#### Stored data:
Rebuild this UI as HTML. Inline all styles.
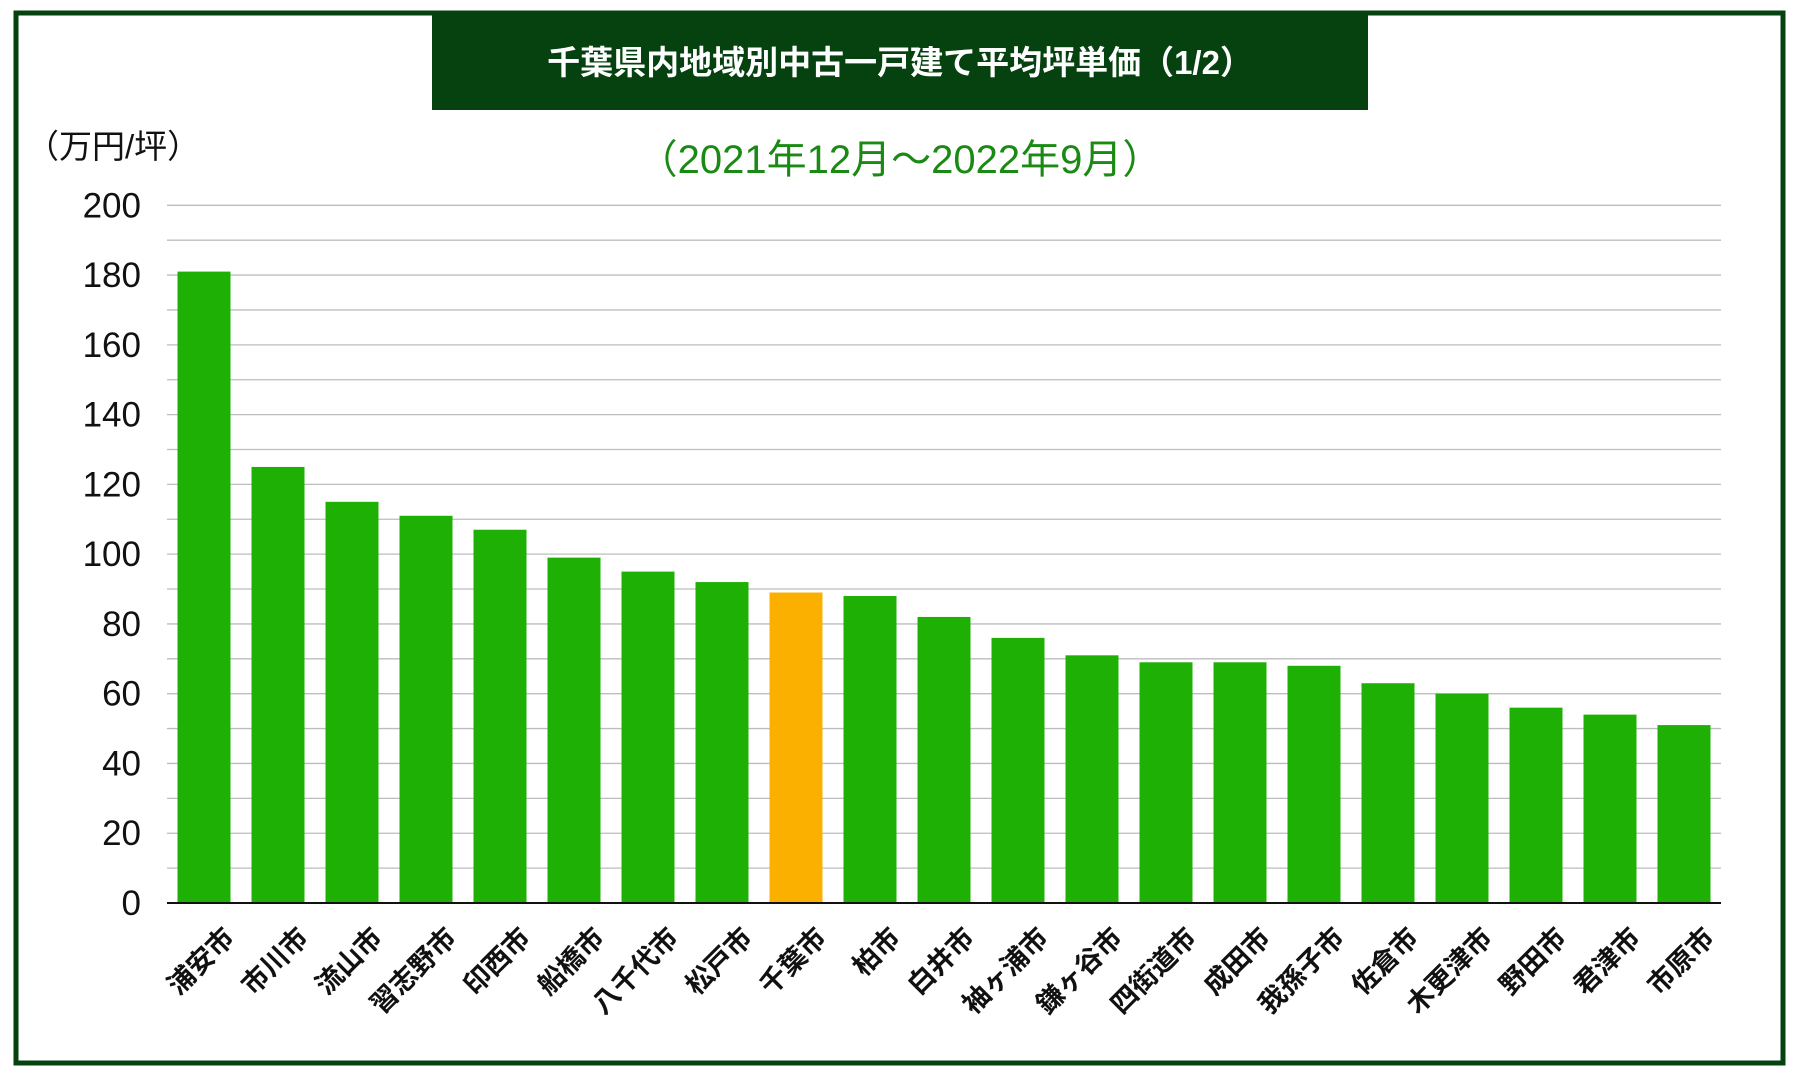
<!DOCTYPE html>
<html><head><meta charset="utf-8"><style>
body{margin:0;background:#fff;}
svg{display:block;font-family:"Liberation Sans","Noto Sans CJK JP",sans-serif;}
</style></head><body>
<svg id="c" width="1799" height="1083">
<rect x="16" y="13" width="1767" height="1050" fill="#fff" stroke="#05420f" stroke-width="5"/>
<rect x="432" y="14" width="936" height="96" fill="#05420f"/>
<text x="900" y="74" fill="#fff" font-size="33" font-weight="bold" text-anchor="middle">千葉県内地域別中古一戸建て平均坪単価（1/2）</text>
<text x="900" y="173" fill="#1a8a14" font-size="40" text-anchor="middle">（2021年12月〜2022年9月）</text>
<text x="26" y="158" fill="#111" font-size="33">（万円/坪）</text>
<g id="grid"></g><g id="bars"></g><g id="labels"></g>
</svg>
<script>
const categories=["浦安市","市川市","流山市","習志野市","印西市","船橋市","八千代市","松戸市","千葉市","柏市","白井市","袖ヶ浦市","鎌ヶ谷市","四街道市","成田市","我孫子市","佐倉市","木更津市","野田市","君津市","市原市"];
const values=[181,125,115,111,107,99,95,92,89,88,82,76,71,69,69,68,63,60,56,54,51];
const highlight=["千葉市"];
const ticks=[0,20,40,60,80,100,120,140,160,180,200];
const NS="http://www.w3.org/2000/svg";
const x0=167,x1=1721,y0=903,yTop=205.3,vmax=200;
const band=(x1-x0)/categories.length,bw=53;
const y=v=>y0-(v/vmax)*(y0-yTop);
const xb=i=>x0+i*band+(band-bw)/2;
function mk(t,a,p){const e=document.createElementNS(NS,t);for(const k in a)e.setAttribute(k,a[k]);p.appendChild(e);return e;}
const g=document.getElementById('grid');
for(let v=10;v<=vmax;v+=10){
 const l=mk('line',{x1:x0,x2:x1,y1:y(v),y2:y(v),stroke:'#bdbdbd','stroke-width':1.3},g);
 
 
}
ticks.forEach(v=>{
 const t=mk('text',{x:141,y:y(v)+12,'text-anchor':'end','font-size':35,fill:'#111'},g);
 t.textContent=v;
 
 
});
const b=document.getElementById('bars'),lb=document.getElementById('labels');
categories.forEach((c,i)=>{
 const r=mk('rect',{x:xb(i),y:y(values[i]),width:bw,height:y0-y(values[i]),fill:highlight.includes(c)?'#fbb000':'#1fb005'},b);
 
 
 const cx=xb(i)+bw/2+18,cy=y0+22;
 const t=mk('text',{x:cx,y:cy+20,'text-anchor':'end','font-size':27,'font-weight':'bold',fill:'#111',transform:`rotate(-45 ${cx} ${cy})`},lb);
 t.textContent=c;
 
 
});
const ax=mk('line',{x1:x0,x2:x1,y1:y0,y2:y0,stroke:'#111','stroke-width':2},b);


</script>
</body></html>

#### Requirements:
All of the material above is to be copied exactly, except for its images.

#### Answer to this exercise:
Rebuild this UI as HTML. Inline all styles.
<!DOCTYPE html>
<html><head><meta charset="utf-8"><style>
body{margin:0;background:#fff;}
svg{display:block;font-family:"Liberation Sans","Noto Sans CJK JP",sans-serif;}
</style></head><body>
<svg id="c" width="1799" height="1083">
<rect x="16" y="13" width="1767" height="1050" fill="#fff" stroke="#05420f" stroke-width="5"/>
<rect x="432" y="14" width="936" height="96" fill="#05420f"/>
<text x="900" y="74" fill="#fff" font-size="33" font-weight="bold" text-anchor="middle">千葉県内地域別中古一戸建て平均坪単価（1/2）</text>
<text x="900" y="173" fill="#1a8a14" font-size="40" text-anchor="middle">（2021年12月〜2022年9月）</text>
<text x="26" y="158" fill="#111" font-size="33">（万円/坪）</text>
<g id="grid"></g><g id="bars"></g><g id="labels"></g>
</svg>
<script>
const categories=["浦安市","市川市","流山市","習志野市","印西市","船橋市","八千代市","松戸市","千葉市","柏市","白井市","袖ヶ浦市","鎌ヶ谷市","四街道市","成田市","我孫子市","佐倉市","木更津市","野田市","君津市","市原市"];
const values=[181,125,115,111,107,99,95,92,89,88,82,76,71,69,69,68,63,60,56,54,51];
const highlight=["千葉市"];
const ticks=[0,20,40,60,80,100,120,140,160,180,200];
const NS="http://www.w3.org/2000/svg";
const x0=167,x1=1721,y0=903,yTop=205.3,vmax=200;
const band=(x1-x0)/categories.length,bw=53;
const y=v=>y0-(v/vmax)*(y0-yTop);
const xb=i=>x0+i*band+(band-bw)/2;
function mk(t,a,p){const e=document.createElementNS(NS,t);for(const k in a)e.setAttribute(k,a[k]);p.appendChild(e);return e;}
const g=document.getElementById('grid');
for(let v=10;v<=vmax;v+=10){
 const l=mk('line',{x1:x0,x2:x1,y1:y(v),y2:y(v),stroke:'#bdbdbd','stroke-width':1.3},g);
 
 
}
ticks.forEach(v=>{
 const t=mk('text',{x:141,y:y(v)+12,'text-anchor':'end','font-size':35,fill:'#111'},g);
 t.textContent=v;
 
 
});
const b=document.getElementById('bars'),lb=document.getElementById('labels');
categories.forEach((c,i)=>{
 const r=mk('rect',{x:xb(i),y:y(values[i]),width:bw,height:y0-y(values[i]),fill:highlight.includes(c)?'#fbb000':'#1fb005'},b);
 
 
 const cx=xb(i)+bw/2+18,cy=y0+22;
 const t=mk('text',{x:cx,y:cy+20,'text-anchor':'end','font-size':27,'font-weight':'bold',fill:'#111',transform:`rotate(-45 ${cx} ${cy})`},lb);
 t.textContent=c;
 
 
});
const ax=mk('line',{x1:x0,x2:x1,y1:y0,y2:y0,stroke:'#111','stroke-width':2},b);


</script>
</body></html>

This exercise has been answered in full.